● **EXERCISE AIM**
Reproduce exactly the opening lines of the listing, stopping after the line that contains "sns.despine(ax=ax)" and including it.

● **DATASET CONTENT**

============================================================

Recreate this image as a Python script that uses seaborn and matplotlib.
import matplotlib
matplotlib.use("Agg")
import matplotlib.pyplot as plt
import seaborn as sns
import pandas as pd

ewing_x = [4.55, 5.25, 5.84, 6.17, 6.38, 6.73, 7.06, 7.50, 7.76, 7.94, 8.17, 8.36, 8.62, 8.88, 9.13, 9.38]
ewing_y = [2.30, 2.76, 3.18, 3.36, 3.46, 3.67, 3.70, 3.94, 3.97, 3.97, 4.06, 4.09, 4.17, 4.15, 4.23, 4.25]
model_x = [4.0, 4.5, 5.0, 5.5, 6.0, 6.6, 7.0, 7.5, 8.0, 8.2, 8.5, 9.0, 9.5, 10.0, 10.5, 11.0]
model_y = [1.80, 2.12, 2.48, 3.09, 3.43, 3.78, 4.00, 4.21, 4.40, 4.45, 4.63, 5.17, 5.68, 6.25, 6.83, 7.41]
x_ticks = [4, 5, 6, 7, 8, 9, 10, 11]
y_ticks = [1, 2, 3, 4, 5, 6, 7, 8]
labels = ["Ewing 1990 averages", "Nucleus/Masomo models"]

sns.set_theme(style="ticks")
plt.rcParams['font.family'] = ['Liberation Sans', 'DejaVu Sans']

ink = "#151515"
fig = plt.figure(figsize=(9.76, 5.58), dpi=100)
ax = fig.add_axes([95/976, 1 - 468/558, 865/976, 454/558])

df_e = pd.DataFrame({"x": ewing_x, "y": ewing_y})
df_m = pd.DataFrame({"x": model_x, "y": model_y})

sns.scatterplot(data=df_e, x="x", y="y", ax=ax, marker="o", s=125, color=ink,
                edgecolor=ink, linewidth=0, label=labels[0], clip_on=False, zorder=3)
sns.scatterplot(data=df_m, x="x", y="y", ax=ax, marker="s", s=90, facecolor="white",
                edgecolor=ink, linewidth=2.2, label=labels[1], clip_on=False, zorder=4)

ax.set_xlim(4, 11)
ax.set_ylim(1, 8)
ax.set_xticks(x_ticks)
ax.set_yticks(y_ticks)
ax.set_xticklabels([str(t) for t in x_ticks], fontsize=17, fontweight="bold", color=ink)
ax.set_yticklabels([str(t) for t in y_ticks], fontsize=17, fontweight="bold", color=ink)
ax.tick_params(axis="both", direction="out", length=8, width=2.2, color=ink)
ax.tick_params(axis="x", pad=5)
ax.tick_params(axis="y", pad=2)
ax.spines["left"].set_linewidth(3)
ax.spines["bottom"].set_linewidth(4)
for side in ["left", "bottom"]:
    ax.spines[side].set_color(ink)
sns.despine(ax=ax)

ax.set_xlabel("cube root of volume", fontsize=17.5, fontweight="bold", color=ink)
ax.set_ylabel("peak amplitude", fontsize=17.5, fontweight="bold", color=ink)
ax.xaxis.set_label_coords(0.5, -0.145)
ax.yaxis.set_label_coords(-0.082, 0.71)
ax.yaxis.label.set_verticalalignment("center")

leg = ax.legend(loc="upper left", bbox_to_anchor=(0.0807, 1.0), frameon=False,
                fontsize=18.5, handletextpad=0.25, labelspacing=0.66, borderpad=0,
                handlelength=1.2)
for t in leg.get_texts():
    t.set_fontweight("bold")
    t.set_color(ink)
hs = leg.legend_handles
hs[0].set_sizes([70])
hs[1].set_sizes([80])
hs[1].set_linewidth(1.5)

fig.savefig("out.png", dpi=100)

============================================================

● **EXERCISE SOLUTION**
Recreate this image as a Python script that uses seaborn and matplotlib.
import matplotlib
matplotlib.use("Agg")
import matplotlib.pyplot as plt
import seaborn as sns
import pandas as pd

ewing_x = [4.55, 5.25, 5.84, 6.17, 6.38, 6.73, 7.06, 7.50, 7.76, 7.94, 8.17, 8.36, 8.62, 8.88, 9.13, 9.38]
ewing_y = [2.30, 2.76, 3.18, 3.36, 3.46, 3.67, 3.70, 3.94, 3.97, 3.97, 4.06, 4.09, 4.17, 4.15, 4.23, 4.25]
model_x = [4.0, 4.5, 5.0, 5.5, 6.0, 6.6, 7.0, 7.5, 8.0, 8.2, 8.5, 9.0, 9.5, 10.0, 10.5, 11.0]
model_y = [1.80, 2.12, 2.48, 3.09, 3.43, 3.78, 4.00, 4.21, 4.40, 4.45, 4.63, 5.17, 5.68, 6.25, 6.83, 7.41]
x_ticks = [4, 5, 6, 7, 8, 9, 10, 11]
y_ticks = [1, 2, 3, 4, 5, 6, 7, 8]
labels = ["Ewing 1990 averages", "Nucleus/Masomo models"]

sns.set_theme(style="ticks")
plt.rcParams['font.family'] = ['Liberation Sans', 'DejaVu Sans']

ink = "#151515"
fig = plt.figure(figsize=(9.76, 5.58), dpi=100)
ax = fig.add_axes([95/976, 1 - 468/558, 865/976, 454/558])

df_e = pd.DataFrame({"x": ewing_x, "y": ewing_y})
df_m = pd.DataFrame({"x": model_x, "y": model_y})

sns.scatterplot(data=df_e, x="x", y="y", ax=ax, marker="o", s=125, color=ink,
                edgecolor=ink, linewidth=0, label=labels[0], clip_on=False, zorder=3)
sns.scatterplot(data=df_m, x="x", y="y", ax=ax, marker="s", s=90, facecolor="white",
                edgecolor=ink, linewidth=2.2, label=labels[1], clip_on=False, zorder=4)

ax.set_xlim(4, 11)
ax.set_ylim(1, 8)
ax.set_xticks(x_ticks)
ax.set_yticks(y_ticks)
ax.set_xticklabels([str(t) for t in x_ticks], fontsize=17, fontweight="bold", color=ink)
ax.set_yticklabels([str(t) for t in y_ticks], fontsize=17, fontweight="bold", color=ink)
ax.tick_params(axis="both", direction="out", length=8, width=2.2, color=ink)
ax.tick_params(axis="x", pad=5)
ax.tick_params(axis="y", pad=2)
ax.spines["left"].set_linewidth(3)
ax.spines["bottom"].set_linewidth(4)
for side in ["left", "bottom"]:
    ax.spines[side].set_color(ink)
sns.despine(ax=ax)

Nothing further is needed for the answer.